Growth stocks – technology, etc – will be in the firing line today, although the gap between growth and value losses in the US was not huge last night. The sinking tide lowered nearly all ships. Energy was the only sector to advance – by a skinny 0.06 per cent.

A record high in iron ore yesterday may offer some protection, but both BHP and Rio Tinto fell in US action after gaining in the UK (more below).

A dive in the dollar should also provide something of a cushion. The Aussie was trampled in an overnight “flight to safety”, falling 1.41 per cent to 77.27 US cents.

A monthly survey of “inflation expectations” released at 11.30am AEST by the Melbourne Institute would not normally have a significant market impact, but in these conditions will carry more weight than usual.  

Commodities

Iron ore scaled fresh heights yesterday in a sign Monday’s attempts by Chinese exchanges to cool speculative interest was outweighed by genuine pent-up demand.

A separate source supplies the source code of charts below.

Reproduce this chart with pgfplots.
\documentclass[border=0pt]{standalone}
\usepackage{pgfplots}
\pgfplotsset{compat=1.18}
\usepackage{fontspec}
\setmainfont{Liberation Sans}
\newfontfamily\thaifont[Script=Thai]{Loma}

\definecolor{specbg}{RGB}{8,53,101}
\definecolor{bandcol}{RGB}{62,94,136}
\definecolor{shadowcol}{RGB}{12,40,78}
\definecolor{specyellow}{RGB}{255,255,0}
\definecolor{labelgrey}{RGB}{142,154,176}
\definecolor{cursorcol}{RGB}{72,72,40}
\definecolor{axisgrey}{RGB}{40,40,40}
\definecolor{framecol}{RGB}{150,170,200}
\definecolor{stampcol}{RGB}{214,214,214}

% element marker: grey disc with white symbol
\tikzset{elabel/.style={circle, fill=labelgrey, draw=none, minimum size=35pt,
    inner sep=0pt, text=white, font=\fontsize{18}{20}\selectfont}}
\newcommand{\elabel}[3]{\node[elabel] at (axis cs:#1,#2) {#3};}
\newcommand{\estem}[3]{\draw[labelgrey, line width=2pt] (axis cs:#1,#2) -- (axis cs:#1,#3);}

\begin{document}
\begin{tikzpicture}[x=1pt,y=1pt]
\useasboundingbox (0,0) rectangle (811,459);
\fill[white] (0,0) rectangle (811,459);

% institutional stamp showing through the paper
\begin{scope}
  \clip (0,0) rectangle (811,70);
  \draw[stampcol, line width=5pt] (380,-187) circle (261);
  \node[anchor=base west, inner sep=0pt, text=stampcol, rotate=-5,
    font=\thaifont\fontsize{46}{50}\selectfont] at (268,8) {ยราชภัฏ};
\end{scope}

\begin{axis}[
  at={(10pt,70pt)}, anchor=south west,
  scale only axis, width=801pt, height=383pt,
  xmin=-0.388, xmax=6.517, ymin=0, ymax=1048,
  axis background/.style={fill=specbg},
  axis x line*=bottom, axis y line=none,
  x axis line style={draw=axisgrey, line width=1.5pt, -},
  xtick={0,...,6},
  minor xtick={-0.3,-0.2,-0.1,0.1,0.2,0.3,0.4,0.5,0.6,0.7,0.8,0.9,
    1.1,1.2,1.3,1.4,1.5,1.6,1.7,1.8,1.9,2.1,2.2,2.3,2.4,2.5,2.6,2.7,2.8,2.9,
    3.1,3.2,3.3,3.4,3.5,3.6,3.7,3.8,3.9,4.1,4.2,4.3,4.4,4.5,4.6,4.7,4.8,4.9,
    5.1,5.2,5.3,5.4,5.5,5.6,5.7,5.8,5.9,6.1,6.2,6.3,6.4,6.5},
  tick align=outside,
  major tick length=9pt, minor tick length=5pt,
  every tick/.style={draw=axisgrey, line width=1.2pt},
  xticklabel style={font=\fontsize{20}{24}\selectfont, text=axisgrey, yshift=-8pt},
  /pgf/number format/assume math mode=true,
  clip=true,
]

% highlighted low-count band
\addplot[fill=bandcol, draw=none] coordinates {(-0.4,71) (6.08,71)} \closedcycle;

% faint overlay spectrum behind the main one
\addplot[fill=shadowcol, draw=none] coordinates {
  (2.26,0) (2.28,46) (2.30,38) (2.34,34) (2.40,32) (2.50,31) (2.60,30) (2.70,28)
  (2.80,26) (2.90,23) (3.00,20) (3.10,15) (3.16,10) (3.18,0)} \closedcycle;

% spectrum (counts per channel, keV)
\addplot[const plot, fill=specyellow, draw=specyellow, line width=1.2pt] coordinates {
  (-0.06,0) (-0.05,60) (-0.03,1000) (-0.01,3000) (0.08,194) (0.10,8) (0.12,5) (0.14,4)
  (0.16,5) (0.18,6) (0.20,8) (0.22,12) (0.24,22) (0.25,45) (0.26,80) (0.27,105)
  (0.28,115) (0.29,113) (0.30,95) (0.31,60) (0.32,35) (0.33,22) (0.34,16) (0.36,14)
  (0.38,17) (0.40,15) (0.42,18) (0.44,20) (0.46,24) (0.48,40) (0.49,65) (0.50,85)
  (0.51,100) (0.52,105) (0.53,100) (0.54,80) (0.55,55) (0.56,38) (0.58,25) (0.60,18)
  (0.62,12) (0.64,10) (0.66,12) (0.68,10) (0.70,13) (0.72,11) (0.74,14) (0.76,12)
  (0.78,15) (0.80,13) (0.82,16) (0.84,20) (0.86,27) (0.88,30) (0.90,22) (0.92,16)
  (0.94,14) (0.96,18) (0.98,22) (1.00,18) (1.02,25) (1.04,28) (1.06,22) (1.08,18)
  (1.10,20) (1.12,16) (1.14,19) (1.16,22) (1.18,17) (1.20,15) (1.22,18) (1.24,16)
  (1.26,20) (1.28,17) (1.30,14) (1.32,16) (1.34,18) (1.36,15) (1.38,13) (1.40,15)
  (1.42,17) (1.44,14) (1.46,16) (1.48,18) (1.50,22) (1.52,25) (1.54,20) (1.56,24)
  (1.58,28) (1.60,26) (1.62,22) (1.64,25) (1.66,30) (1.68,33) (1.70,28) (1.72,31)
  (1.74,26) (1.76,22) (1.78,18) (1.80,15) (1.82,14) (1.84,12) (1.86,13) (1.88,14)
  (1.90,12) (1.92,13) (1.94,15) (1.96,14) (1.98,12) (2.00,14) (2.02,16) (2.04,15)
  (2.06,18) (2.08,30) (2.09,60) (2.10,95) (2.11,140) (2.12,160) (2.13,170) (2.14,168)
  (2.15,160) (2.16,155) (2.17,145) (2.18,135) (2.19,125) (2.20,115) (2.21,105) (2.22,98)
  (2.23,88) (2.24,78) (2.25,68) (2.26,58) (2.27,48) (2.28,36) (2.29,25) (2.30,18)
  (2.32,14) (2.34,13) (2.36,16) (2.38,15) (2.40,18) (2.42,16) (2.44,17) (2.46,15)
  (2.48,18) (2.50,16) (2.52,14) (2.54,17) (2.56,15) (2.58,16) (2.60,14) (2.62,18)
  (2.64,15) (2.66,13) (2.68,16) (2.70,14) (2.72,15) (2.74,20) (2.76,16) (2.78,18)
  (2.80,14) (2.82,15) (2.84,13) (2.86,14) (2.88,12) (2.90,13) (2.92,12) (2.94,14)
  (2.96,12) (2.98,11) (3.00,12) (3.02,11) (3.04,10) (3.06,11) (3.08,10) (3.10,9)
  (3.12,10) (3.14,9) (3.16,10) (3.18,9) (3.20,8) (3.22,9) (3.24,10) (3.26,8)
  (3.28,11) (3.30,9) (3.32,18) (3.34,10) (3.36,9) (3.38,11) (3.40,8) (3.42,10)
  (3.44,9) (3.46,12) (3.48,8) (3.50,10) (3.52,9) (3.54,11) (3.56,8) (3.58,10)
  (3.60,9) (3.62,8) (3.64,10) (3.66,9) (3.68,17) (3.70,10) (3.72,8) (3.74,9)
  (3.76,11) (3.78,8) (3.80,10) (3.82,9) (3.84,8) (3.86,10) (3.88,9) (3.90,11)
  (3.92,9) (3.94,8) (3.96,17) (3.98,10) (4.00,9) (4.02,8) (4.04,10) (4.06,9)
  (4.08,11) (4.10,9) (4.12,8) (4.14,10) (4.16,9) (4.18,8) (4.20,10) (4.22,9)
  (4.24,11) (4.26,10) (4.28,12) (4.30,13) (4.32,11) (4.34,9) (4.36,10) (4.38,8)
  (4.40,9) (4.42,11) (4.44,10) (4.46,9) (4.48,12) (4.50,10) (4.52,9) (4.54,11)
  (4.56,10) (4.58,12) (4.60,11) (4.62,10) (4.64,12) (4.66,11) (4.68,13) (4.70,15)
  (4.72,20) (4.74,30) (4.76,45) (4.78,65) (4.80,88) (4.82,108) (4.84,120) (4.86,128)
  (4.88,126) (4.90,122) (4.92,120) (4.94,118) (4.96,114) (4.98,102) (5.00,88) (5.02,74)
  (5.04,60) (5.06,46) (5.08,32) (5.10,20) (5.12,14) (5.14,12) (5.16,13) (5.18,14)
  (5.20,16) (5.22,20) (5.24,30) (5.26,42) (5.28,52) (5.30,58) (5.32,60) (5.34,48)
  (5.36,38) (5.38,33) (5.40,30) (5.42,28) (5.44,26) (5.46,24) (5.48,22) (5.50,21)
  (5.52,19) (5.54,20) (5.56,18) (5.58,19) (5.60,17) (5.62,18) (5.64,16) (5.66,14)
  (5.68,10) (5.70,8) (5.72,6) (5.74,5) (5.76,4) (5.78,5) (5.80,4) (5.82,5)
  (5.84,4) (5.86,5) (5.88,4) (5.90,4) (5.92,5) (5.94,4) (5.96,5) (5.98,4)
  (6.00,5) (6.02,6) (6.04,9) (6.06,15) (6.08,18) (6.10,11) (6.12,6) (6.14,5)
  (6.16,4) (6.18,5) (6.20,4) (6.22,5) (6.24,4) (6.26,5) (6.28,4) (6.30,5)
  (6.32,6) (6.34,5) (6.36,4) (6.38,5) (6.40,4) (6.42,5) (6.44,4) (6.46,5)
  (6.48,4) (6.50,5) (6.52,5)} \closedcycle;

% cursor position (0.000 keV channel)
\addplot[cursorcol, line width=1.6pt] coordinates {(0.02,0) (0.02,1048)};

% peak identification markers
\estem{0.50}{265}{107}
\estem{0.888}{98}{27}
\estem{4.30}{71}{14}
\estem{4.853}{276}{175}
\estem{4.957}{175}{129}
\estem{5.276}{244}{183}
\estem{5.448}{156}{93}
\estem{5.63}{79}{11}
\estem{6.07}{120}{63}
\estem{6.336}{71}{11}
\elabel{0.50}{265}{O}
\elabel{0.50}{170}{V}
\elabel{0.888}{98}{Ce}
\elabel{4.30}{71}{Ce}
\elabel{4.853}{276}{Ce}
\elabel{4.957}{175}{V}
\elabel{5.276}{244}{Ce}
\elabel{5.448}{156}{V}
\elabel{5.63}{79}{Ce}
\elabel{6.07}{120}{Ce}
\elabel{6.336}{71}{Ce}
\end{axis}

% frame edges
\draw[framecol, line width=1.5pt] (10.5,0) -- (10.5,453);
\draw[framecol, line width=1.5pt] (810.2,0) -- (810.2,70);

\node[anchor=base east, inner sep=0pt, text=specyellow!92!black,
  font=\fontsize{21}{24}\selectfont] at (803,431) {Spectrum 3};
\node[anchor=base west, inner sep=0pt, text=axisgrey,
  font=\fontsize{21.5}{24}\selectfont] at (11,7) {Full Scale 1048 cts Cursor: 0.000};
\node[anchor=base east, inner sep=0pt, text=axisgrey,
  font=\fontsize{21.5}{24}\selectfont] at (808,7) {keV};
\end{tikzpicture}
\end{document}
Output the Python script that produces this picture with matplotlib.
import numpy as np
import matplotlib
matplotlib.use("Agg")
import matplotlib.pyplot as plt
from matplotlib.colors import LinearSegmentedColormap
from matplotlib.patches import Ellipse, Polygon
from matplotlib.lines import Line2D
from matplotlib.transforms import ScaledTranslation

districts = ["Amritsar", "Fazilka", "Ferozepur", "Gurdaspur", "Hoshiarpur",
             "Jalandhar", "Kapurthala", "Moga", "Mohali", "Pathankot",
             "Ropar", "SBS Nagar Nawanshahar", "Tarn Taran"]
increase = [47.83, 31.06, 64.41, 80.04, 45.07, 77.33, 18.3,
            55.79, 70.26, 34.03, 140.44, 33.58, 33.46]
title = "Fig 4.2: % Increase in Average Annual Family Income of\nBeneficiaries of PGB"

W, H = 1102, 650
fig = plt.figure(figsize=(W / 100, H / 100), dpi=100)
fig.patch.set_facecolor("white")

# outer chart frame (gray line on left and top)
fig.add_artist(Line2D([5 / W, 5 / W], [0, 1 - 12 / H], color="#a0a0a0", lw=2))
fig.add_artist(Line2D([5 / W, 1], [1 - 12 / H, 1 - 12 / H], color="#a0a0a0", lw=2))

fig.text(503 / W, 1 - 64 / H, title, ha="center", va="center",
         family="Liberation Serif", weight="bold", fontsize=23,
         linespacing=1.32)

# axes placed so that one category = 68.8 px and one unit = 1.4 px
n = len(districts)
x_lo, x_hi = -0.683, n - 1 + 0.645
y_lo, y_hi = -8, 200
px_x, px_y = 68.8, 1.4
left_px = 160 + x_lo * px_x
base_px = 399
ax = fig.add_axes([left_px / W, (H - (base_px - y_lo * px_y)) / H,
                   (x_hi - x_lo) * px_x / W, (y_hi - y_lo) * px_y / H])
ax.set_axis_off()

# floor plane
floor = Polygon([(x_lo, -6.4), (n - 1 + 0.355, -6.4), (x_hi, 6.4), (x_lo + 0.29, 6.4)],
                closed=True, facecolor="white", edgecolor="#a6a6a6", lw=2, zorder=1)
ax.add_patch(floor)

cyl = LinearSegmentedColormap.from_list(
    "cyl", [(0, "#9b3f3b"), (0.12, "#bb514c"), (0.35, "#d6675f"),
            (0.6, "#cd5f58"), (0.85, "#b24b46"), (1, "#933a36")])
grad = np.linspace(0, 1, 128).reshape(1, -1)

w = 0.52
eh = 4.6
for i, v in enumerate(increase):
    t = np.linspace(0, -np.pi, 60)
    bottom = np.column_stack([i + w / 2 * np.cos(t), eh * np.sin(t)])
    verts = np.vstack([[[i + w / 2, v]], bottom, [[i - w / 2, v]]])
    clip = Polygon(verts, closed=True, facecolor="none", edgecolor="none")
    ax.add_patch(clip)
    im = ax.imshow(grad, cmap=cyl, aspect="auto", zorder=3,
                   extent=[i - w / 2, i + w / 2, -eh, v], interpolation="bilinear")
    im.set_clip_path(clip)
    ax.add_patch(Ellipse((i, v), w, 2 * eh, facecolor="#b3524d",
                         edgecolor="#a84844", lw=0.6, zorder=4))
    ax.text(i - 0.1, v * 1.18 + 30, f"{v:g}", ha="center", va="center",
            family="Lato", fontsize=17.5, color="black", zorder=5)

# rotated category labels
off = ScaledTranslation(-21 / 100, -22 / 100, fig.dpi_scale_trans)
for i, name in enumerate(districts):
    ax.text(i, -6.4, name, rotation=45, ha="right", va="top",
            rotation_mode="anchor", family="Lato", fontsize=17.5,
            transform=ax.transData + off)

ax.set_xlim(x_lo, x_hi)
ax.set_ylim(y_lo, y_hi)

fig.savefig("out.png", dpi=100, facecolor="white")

Prices have surged more than 25 per cent this month. The spot price for ore landed in China climbed $4.20 or 1.8 per cent to US$233.10 a tonne

Mining giants BHP and Rio Tinto advanced in UK trade before succumbing to the deteriorating mood in the US. BHP’s US-listed stock fell 2.04 per cent after its UK-listed stock gained 0.64 per cent. Rio Tinto shed 2.01 per cent in the US and added 0.52 per cent in the UK..

Oil rose to its highest level since March amid gasoline shortages in the US due to a ransomware attack on a key fuel pipeline. Brent crude settled 77 cents or 1.1 per cent ahead at US$69.32 a barrel.

Gold retreated for a second day as surges in the dollar and bond yields sapped demand. Gold for June delivery settled $13.30 or 0.7 per cent lower at US$1,822.80 an ounce. The NYSE Arca Gold Bugs Index dropped 1.85 per cent.

Industrial metals declined. Copper gave up early gains, backing off decade highs. Benchmark copper on the London Metal Exchange eased 0.1 per cent to US$10,433.25 a tonne. Aluminium and zinc fell 1.5 per cent, nickel 0.8 per cent, lead 1.6 per cent and tin 4.8 per cent.